Problem details: Omit pictures and quote the listing below line by line, from its start through the line that holds "from matplotlib.patches import Rectangle".

Material provided:

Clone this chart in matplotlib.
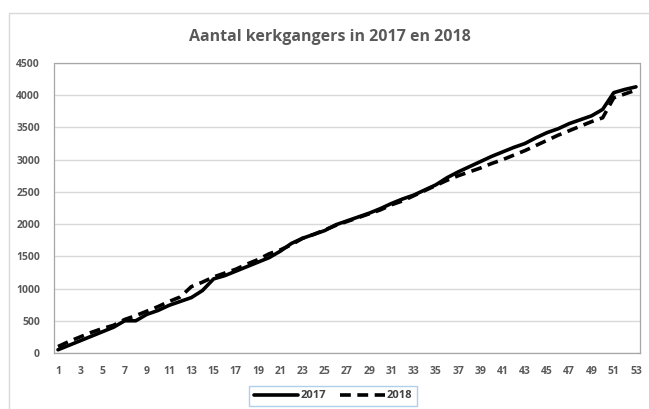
import matplotlib
matplotlib.use("Agg")
import matplotlib.pyplot as plt
from matplotlib.patches import Rectangle

weeks = list(range(1, 54))
y2017 = [50, 120, 190, 260, 330, 400, 500, 500, 600, 660,
         740, 800, 860, 970, 1150, 1200, 1270, 1340, 1410, 1480,
         1580, 1700, 1780, 1840, 1900, 1990, 2050, 2110, 2170, 2240,
         2320, 2390, 2450, 2530, 2610, 2720, 2810, 2890, 2970, 3050,
         3120, 3190, 3250, 3340, 3420, 3480, 3560, 3620, 3680, 3780,
         4040, 4090, 4130]
y2018 = [100, 180, 250, 320, 380, 430, 520, 580, 650, 720,
         800, 870, 1030, 1100, 1180, 1240, 1300, 1380, 1450, 1540,
         1600, 1680, 1780, 1840, 1910, 1980, 2040, 2100, 2160, 2220,
         2300, 2360, 2440, 2520, 2600, 2680, 2750, 2810, 2870, 2940,
         3000, 3070, 3140, 3220, 3300, 3380, 3450, 3520, 3590, 3650,
         3960, 4020, 4080]
xticks = list(range(1, 54, 2))
yticks = list(range(0, 4501, 500))
title = "Aantal kerkgangers in 2017 en 2018"

W, H = 649, 409
fig = plt.figure(figsize=(W / 100, H / 100), dpi=100)
fig.patch.set_facecolor("white")

# chart border
fig.patches.append(Rectangle((9 / W, -0.05), 1.1, 1 - 13 / H + 0.05,
                             transform=fig.transFigure, fill=False,
                             edgecolor="#d9d9d9", linewidth=1))

left, right, top, bottom = 54, 640, 63, 353
ax = fig.add_axes([left / W, 1 - bottom / H, (right - left) / W, (bottom - top) / H])

ax.plot(weeks, y2017, color="black", linewidth=2.6, solid_capstyle="round",
        solid_joinstyle="round", label="2017")
ax.plot(weeks, y2018, color="black", linewidth=2.6, linestyle=(0, (3, 1.8)),
        dash_capstyle="butt", label="2018")

ax.set_xlim(0.64, 53.36)
ax.set_ylim(0, 4500)
ax.set_xticks(xticks)
ax.set_yticks(yticks)
ax.yaxis.grid(True, color="#d9d9d9", linewidth=1)
ax.set_axisbelow(True)
ax.tick_params(length=0, labelsize=7.5, labelcolor="#595959", pad=9)
ax.tick_params(axis="y", pad=10)
for lab in ax.get_xticklabels() + ax.get_yticklabels():
    lab.set_fontweight("bold")
    lab.set_family("Open Sans")
for s in ax.spines.values():
    s.set_linestyle((0, (1, 1)))
    s.set_color("#a6a6a6")
    s.set_linewidth(0.9)

fig.text(330 / W, 1 - 37 / H, title, ha="center", va="center",
         fontsize=11.5, fontweight="bold", color="#595959", family="Open Sans")

leg = fig.legend(loc="center", bbox_to_anchor=(333 / W, 1 - 396 / H), ncol=2,
                 frameon=True, fancybox=False, handlelength=4.0,
                 columnspacing=1.3, handletextpad=0.2, borderpad=0.4,
                 borderaxespad=0,
                 prop={"family": "Open Sans", "weight": "bold", "size": 8})
leg.get_frame().set_edgecolor("#9dc3e6")
leg.get_frame().set_linewidth(1)
for t in leg.get_texts():
    t.set_color("#404040")

fig.savefig("out.png", dpi=100)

Exercise solution:
Clone this chart in matplotlib.
import matplotlib
matplotlib.use("Agg")
import matplotlib.pyplot as plt
from matplotlib.patches import Rectangle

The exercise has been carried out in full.